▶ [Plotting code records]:
☆ ☆ ☆ ☆ ☆ ☆ ☆

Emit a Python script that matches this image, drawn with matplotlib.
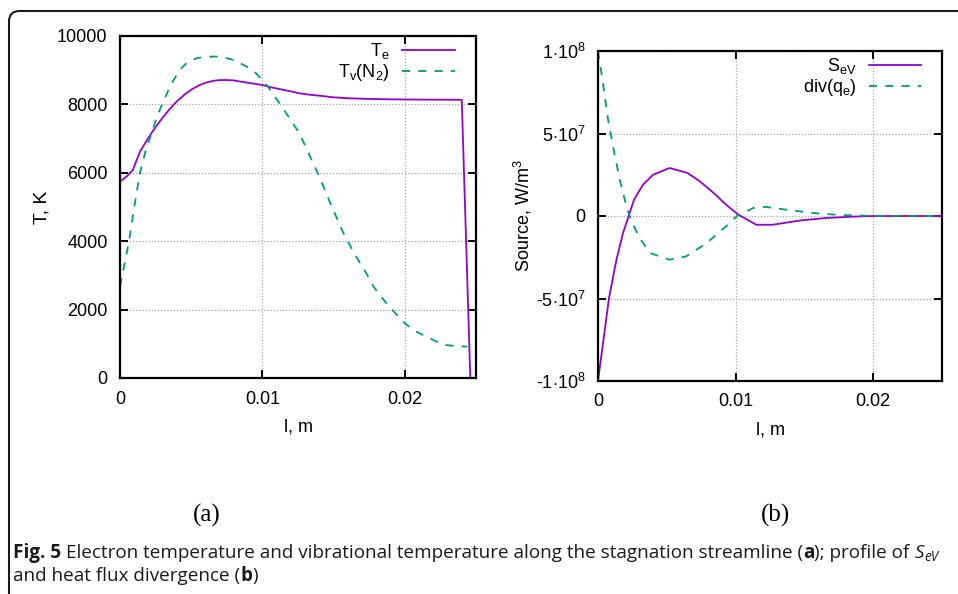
import matplotlib
matplotlib.use("Agg")
import matplotlib.pyplot as plt
from matplotlib import font_manager
from matplotlib.patches import FancyBboxPatch

# ---------------- data ----------------
l_te = [0, 0.0005, 0.0009, 0.0014, 0.0019, 0.0023, 0.0027, 0.0030, 0.0034, 0.0037,
        0.0041, 0.0046, 0.0051, 0.0056, 0.0061, 0.0066, 0.0070, 0.0075, 0.0080,
        0.0085, 0.0092, 0.0100, 0.0106, 0.0113, 0.0120, 0.0126, 0.0133, 0.0140,
        0.0150, 0.0160, 0.0175, 0.0190, 0.0210, 0.0240, 0.0246]
te = [5740, 5906, 6080, 6617, 6960, 7215, 7450, 7615, 7820, 7960,
      8130, 8310, 8455, 8567, 8645, 8692, 8710, 8713, 8700,
      8664, 8620, 8567, 8500, 8440, 8380, 8324, 8285, 8255,
      8207, 8180, 8160, 8148, 8140, 8135, 0]

l_tv = [0, 0.0003, 0.00065, 0.0010, 0.0014, 0.0018, 0.00222, 0.0026, 0.00304,
        0.0036, 0.0042, 0.0046, 0.0050, 0.0055, 0.0060, 0.0065, 0.0070, 0.0075,
        0.0080, 0.0089, 0.0095, 0.0100, 0.0106, 0.0112, 0.0119, 0.0126, 0.0133,
        0.0140, 0.0148, 0.0157, 0.0165, 0.0173, 0.0178, 0.0188, 0.0200, 0.0207,
        0.0215, 0.0222, 0.0229, 0.0236, 0.0244]
tv = [2680, 3300, 4035, 5000, 5994, 6650, 7155, 7650, 8080,
      8600, 9006, 9180, 9298, 9360, 9385, 9400, 9395, 9350,
      9298, 9103, 8930, 8713, 8400, 8030, 7600, 7155, 6520,
      5886, 5080, 4230, 3600, 3061, 2670, 2134, 1598, 1380,
      1208, 1070, 965, 930, 917]

l_s = [0, 0.0008, 0.00134, 0.00182, 0.00262, 0.00327, 0.0040, 0.0052, 0.0065,
       0.0074, 0.0084, 0.0093, 0.0102, 0.0115, 0.0127, 0.0147, 0.0166, 0.0185,
       0.0200, 0.0250]
s_ev = [-1.0e8, -4.97e7, -2.65e7, -1.03e7, 0.99e7, 1.9e7, 2.5e7, 2.91e7, 2.61e7,
        2.1e7, 1.4e7, 0.69e7, 0.08e7, -0.53e7, -0.53e7, -0.27e7, -0.12e7, -0.04e7,
        0.0, 0.0]

l_q = [0, 0.00036, 0.00073, 0.00109, 0.00158, 0.00207, 0.00243, 0.00303, 0.00376,
       0.0052, 0.0064, 0.0079, 0.0093, 0.0101, 0.0113, 0.0122, 0.0137, 0.0156,
       0.0176, 0.0200, 0.0250]
div_q = [1.0e8, 8.07e7, 5.84e7, 4.22e7, 2.2e7, 0.58e7, -0.33e7, -1.33e7, -2.24e7,
         -2.65e7, -2.45e7, -1.64e7, -0.63e7, 0.0, 0.49e7, 0.55e7, 0.38e7, 0.18e7,
         0.06e7, 0.01e7, 0.0]

x_ticks = [0, 0.01, 0.02]
x_ticklabels = ["0", "0.01", "0.02"]
t_ticks = [0, 2000, 4000, 6000, 8000, 10000]
s_ticks = [-1e8, -5e7, 0, 5e7, 1e8]
s_ticklabels = [r"-1$\cdot$10$^{8}$", r"-5$\cdot$10$^{7}$", "0",
                r"5$\cdot$10$^{7}$", r"1$\cdot$10$^{8}$"]

caption1 = "Electron temperature and vibrational temperature along the stagnation streamline ("
caption2 = "and heat flux divergence ("

# ---------------- style ----------------
plt.rcParams["font.family"] = ["Liberation Sans", "DejaVu Sans"]
plt.rcParams["mathtext.fontset"] = "custom"
plt.rcParams["mathtext.rm"] = "Liberation Sans"
plt.rcParams["mathtext.it"] = "Liberation Sans"
plt.rcParams["mathtext.bf"] = "Liberation Sans:bold"

W, H = 958, 594
fig = plt.figure(figsize=(W / 100, H / 100), dpi=100)

PURPLE = "#9400d3"
GREEN = "#009e73"
FS = 13


def style_axes(ax):
    for sp in ax.spines.values():
        sp.set_linewidth(1.6)
        sp.set_color("black")
    ax.tick_params(direction="in", length=6, width=1.4, top=True, right=True,
                   labelsize=FS, pad=9, colors="black")
    ax.grid(True, linestyle=(0, (1, 1.5)), color="#a5a5a5", linewidth=0.9)
    ax.set_axisbelow(True)


def px_rect(x0, y0, x1, y1):
    return [x0 / W, 1 - y1 / H, (x1 - x0) / W, (y1 - y0) / H]


# Left panel
ax1 = fig.add_axes(px_rect(120, 36, 476, 378))
ax1.plot(l_te, te, color=PURPLE, lw=1.3, label=r"T$_{\mathrm{e}}$")
ax1.plot(l_tv, tv, color=GREEN, lw=1.3, dashes=(4.5, 4.5),
         label=r"T$_{\mathrm{v}}$(N$_{2}$)")
ax1.set_xlim(0, 0.025)
ax1.set_ylim(0, 10000)
ax1.set_xticks(x_ticks)
ax1.set_xticklabels(x_ticklabels)
ax1.set_yticks(t_ticks)
style_axes(ax1)
ax1.set_xlabel("l, m", fontsize=FS, labelpad=8)
ax1.set_ylabel("T, K", fontsize=FS + 1, labelpad=5)
leg1 = ax1.legend(loc="upper right", bbox_to_anchor=(0.94, 0.985), frameon=False,
                  markerfirst=False, fontsize=FS, handlelength=2.9,
                  handletextpad=0.7, labelspacing=0.05, borderpad=0,
                  borderaxespad=0)

# Right panel
ax2 = fig.add_axes(px_rect(598, 51, 942, 381))
ax2.plot(l_s, s_ev, color=PURPLE, lw=1.3, label=r"S$_{\mathrm{eV}}$")
ax2.plot(l_q, div_q, color=GREEN, lw=1.3, dashes=(4.5, 4.5),
         label=r"div(q$_{\mathrm{e}}$)")
ax2.set_xlim(0, 0.025)
ax2.set_ylim(-1e8, 1e8)
ax2.set_xticks(x_ticks)
ax2.set_xticklabels(x_ticklabels)
ax2.set_yticks(s_ticks)
ax2.set_yticklabels(s_ticklabels)
style_axes(ax2)
ax2.set_xlabel("l, m", fontsize=FS, labelpad=8)
ax2.set_ylabel(r"Source, W/m$^{3}$", fontsize=FS, labelpad=1)
leg2 = ax2.legend(loc="upper right", bbox_to_anchor=(0.94, 0.985), frameon=False,
                  markerfirst=False, fontsize=FS, handlelength=2.9,
                  handletextpad=0.7, labelspacing=0.05, borderpad=0,
                  borderaxespad=0)

# Panel labels
fig.text(207 / W, 1 - 515 / H, "(a)", family="Liberation Serif", fontsize=18,
         ha="center", va="center")
fig.text(776 / W, 1 - 515 / H, "(b)", family="Liberation Serif", fontsize=18,
         ha="center", va="center")

# Border (rounded, clipped at right/bottom)
border = FancyBboxPatch((9 / W, -0.2), 1.2, 1 - 11 / H + 0.2,
                        boxstyle="round,pad=0,rounding_size=0.011",
                        transform=fig.transFigure, fill=False,
                        edgecolor="#1a1a1a", linewidth=1.5,
                        mutation_aspect=W / H)
fig.patches.append(border)

# Caption
def pick_font():
    for fam in ["Liberation Sans Narrow", "Open Sans", "Noto Sans"]:
        try:
            font_manager.findfont(font_manager.FontProperties(family=fam),
                                  fallback_to_default=False)
            return fam
        except Exception:
            continue
    return "DejaVu Sans"


CAP_FONT = pick_font()
renderer = fig.canvas.get_renderer()


def text_width(s, **kw):
    t = fig.text(0, 0, s, **kw)
    w = t.get_window_extent(renderer).width
    t.remove()
    return w


def draw_line(x_px, base_px, pieces, size):
    arts = []
    sp = text_width("a a", family=CAP_FONT, fontsize=size) - \
        text_width("aa", family=CAP_FONT, fontsize=size)
    x = x_px
    for p in pieces:
        if p is None:
            x += sp
            continue
        s, kw = p
        kw = dict(kw)
        scale = kw.pop("scale", 1.0)
        dy = kw.pop("dy", 0.0)
        t = fig.text(x / W, 1 - (base_px + dy * size) / H, s, family=CAP_FONT,
                     fontsize=size * scale, va="baseline", ha="left",
                     color="#1a1a1a", **kw)
        arts.append(t)
        x += t.get_window_extent(renderer).width
    return x, arts


line1 = [("Fig. 5", dict(weight="bold")), None,
         (caption1, {}), ("a", dict(weight="bold")), ("); profile of", {}), None,
         ("S", dict(style="italic")),
         ("eV", dict(style="italic", scale=0.72, dy=0.25))]
line2 = [(caption2, {}), ("b", dict(weight="bold")), (")", {})]

size = 13
end, arts = draw_line(13, 558, line1, size)
target = 936 - 13
size = size * target / (end - 13)
for a in arts:
    a.remove()
draw_line(13, 558, line1, size)
draw_line(13, 581, line2, size)

fig.savefig("out.png", dpi=100)
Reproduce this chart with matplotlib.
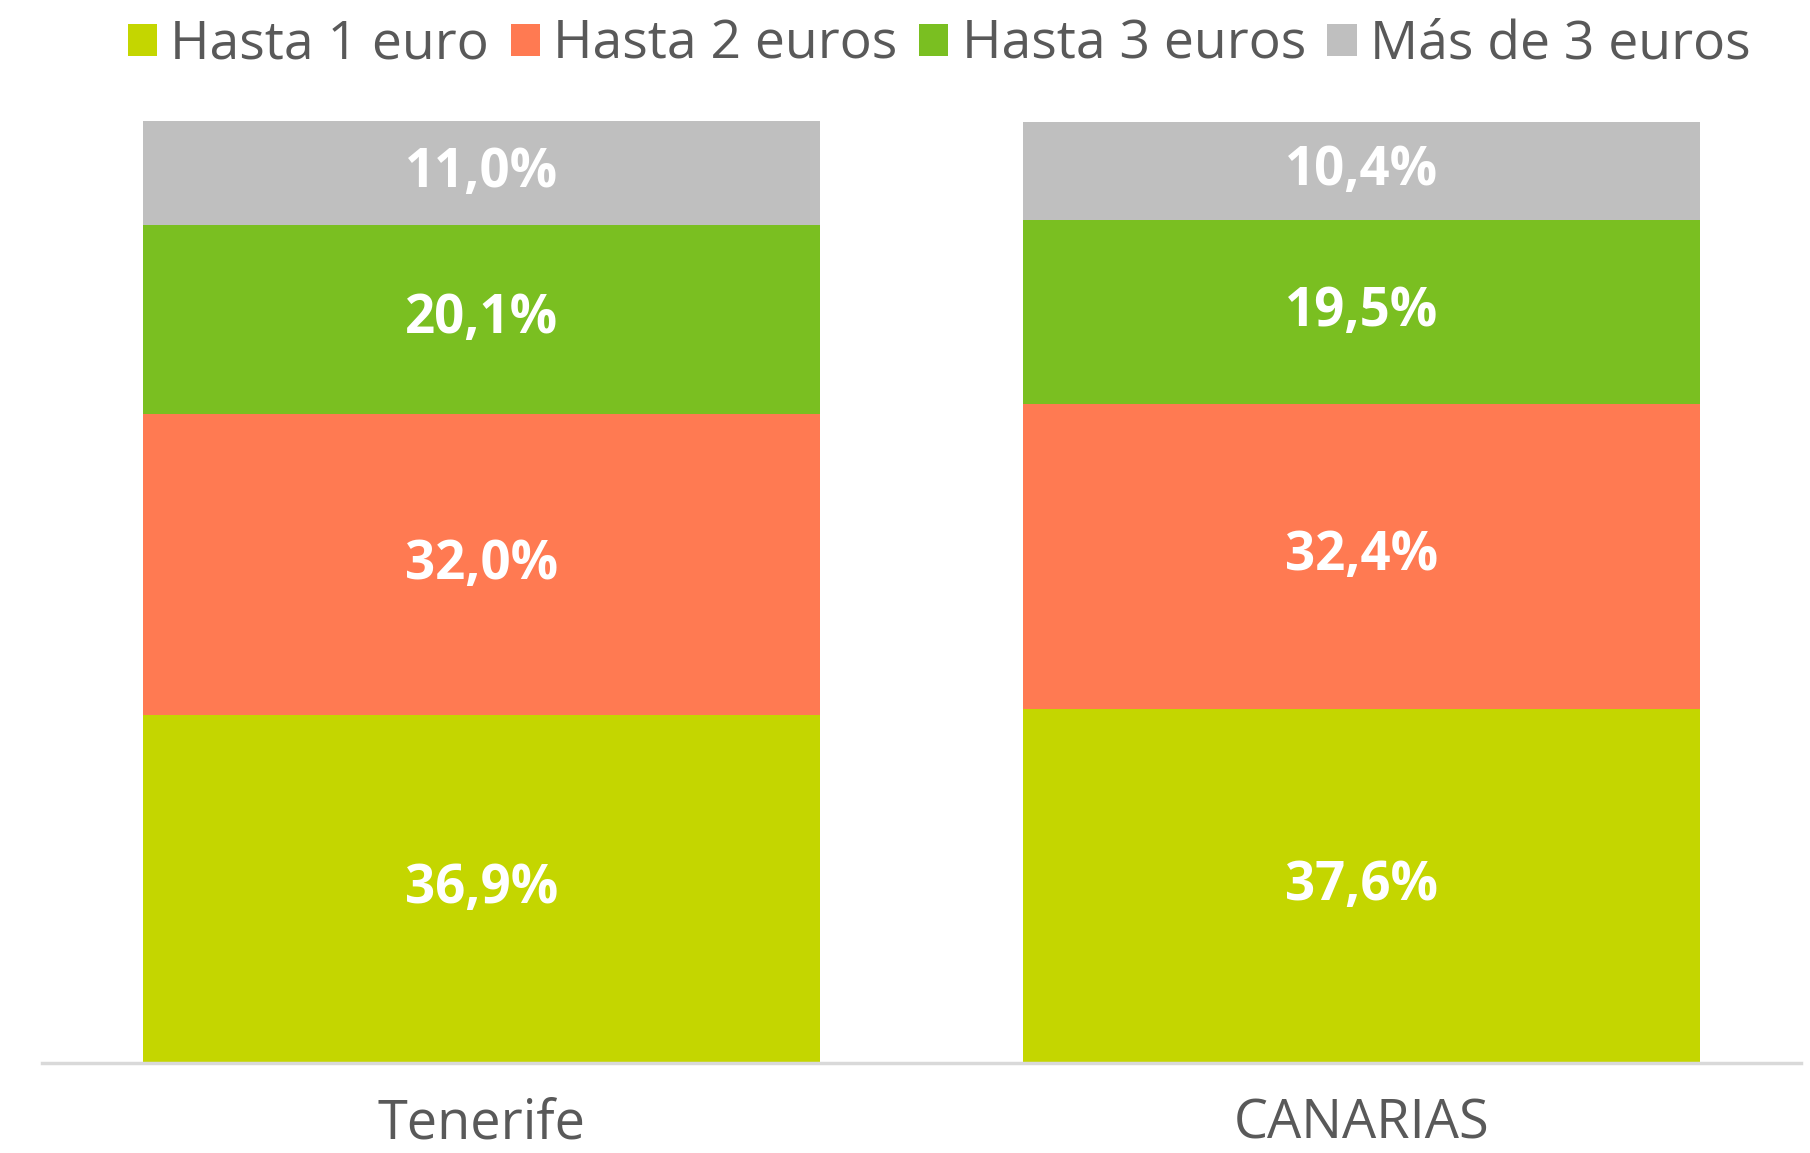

☆ ☆ ☆ ☆ ☆ ☆ ☆

▶ [Stated problem]: Emit the lines of the material exactly, from its first line to the line containing "0.06e7, 0.01e7, 0.0]", inclusive; leave every picture out.

▶ [Exercise solution]:
Emit a Python script that matches this image, drawn with matplotlib.
import matplotlib
matplotlib.use("Agg")
import matplotlib.pyplot as plt
from matplotlib import font_manager
from matplotlib.patches import FancyBboxPatch

# ---------------- data ----------------
l_te = [0, 0.0005, 0.0009, 0.0014, 0.0019, 0.0023, 0.0027, 0.0030, 0.0034, 0.0037,
        0.0041, 0.0046, 0.0051, 0.0056, 0.0061, 0.0066, 0.0070, 0.0075, 0.0080,
        0.0085, 0.0092, 0.0100, 0.0106, 0.0113, 0.0120, 0.0126, 0.0133, 0.0140,
        0.0150, 0.0160, 0.0175, 0.0190, 0.0210, 0.0240, 0.0246]
te = [5740, 5906, 6080, 6617, 6960, 7215, 7450, 7615, 7820, 7960,
      8130, 8310, 8455, 8567, 8645, 8692, 8710, 8713, 8700,
      8664, 8620, 8567, 8500, 8440, 8380, 8324, 8285, 8255,
      8207, 8180, 8160, 8148, 8140, 8135, 0]

l_tv = [0, 0.0003, 0.00065, 0.0010, 0.0014, 0.0018, 0.00222, 0.0026, 0.00304,
        0.0036, 0.0042, 0.0046, 0.0050, 0.0055, 0.0060, 0.0065, 0.0070, 0.0075,
        0.0080, 0.0089, 0.0095, 0.0100, 0.0106, 0.0112, 0.0119, 0.0126, 0.0133,
        0.0140, 0.0148, 0.0157, 0.0165, 0.0173, 0.0178, 0.0188, 0.0200, 0.0207,
        0.0215, 0.0222, 0.0229, 0.0236, 0.0244]
tv = [2680, 3300, 4035, 5000, 5994, 6650, 7155, 7650, 8080,
      8600, 9006, 9180, 9298, 9360, 9385, 9400, 9395, 9350,
      9298, 9103, 8930, 8713, 8400, 8030, 7600, 7155, 6520,
      5886, 5080, 4230, 3600, 3061, 2670, 2134, 1598, 1380,
      1208, 1070, 965, 930, 917]

l_s = [0, 0.0008, 0.00134, 0.00182, 0.00262, 0.00327, 0.0040, 0.0052, 0.0065,
       0.0074, 0.0084, 0.0093, 0.0102, 0.0115, 0.0127, 0.0147, 0.0166, 0.0185,
       0.0200, 0.0250]
s_ev = [-1.0e8, -4.97e7, -2.65e7, -1.03e7, 0.99e7, 1.9e7, 2.5e7, 2.91e7, 2.61e7,
        2.1e7, 1.4e7, 0.69e7, 0.08e7, -0.53e7, -0.53e7, -0.27e7, -0.12e7, -0.04e7,
        0.0, 0.0]

l_q = [0, 0.00036, 0.00073, 0.00109, 0.00158, 0.00207, 0.00243, 0.00303, 0.00376,
       0.0052, 0.0064, 0.0079, 0.0093, 0.0101, 0.0113, 0.0122, 0.0137, 0.0156,
       0.0176, 0.0200, 0.0250]
div_q = [1.0e8, 8.07e7, 5.84e7, 4.22e7, 2.2e7, 0.58e7, -0.33e7, -1.33e7, -2.24e7,
         -2.65e7, -2.45e7, -1.64e7, -0.63e7, 0.0, 0.49e7, 0.55e7, 0.38e7, 0.18e7,
         0.06e7, 0.01e7, 0.0]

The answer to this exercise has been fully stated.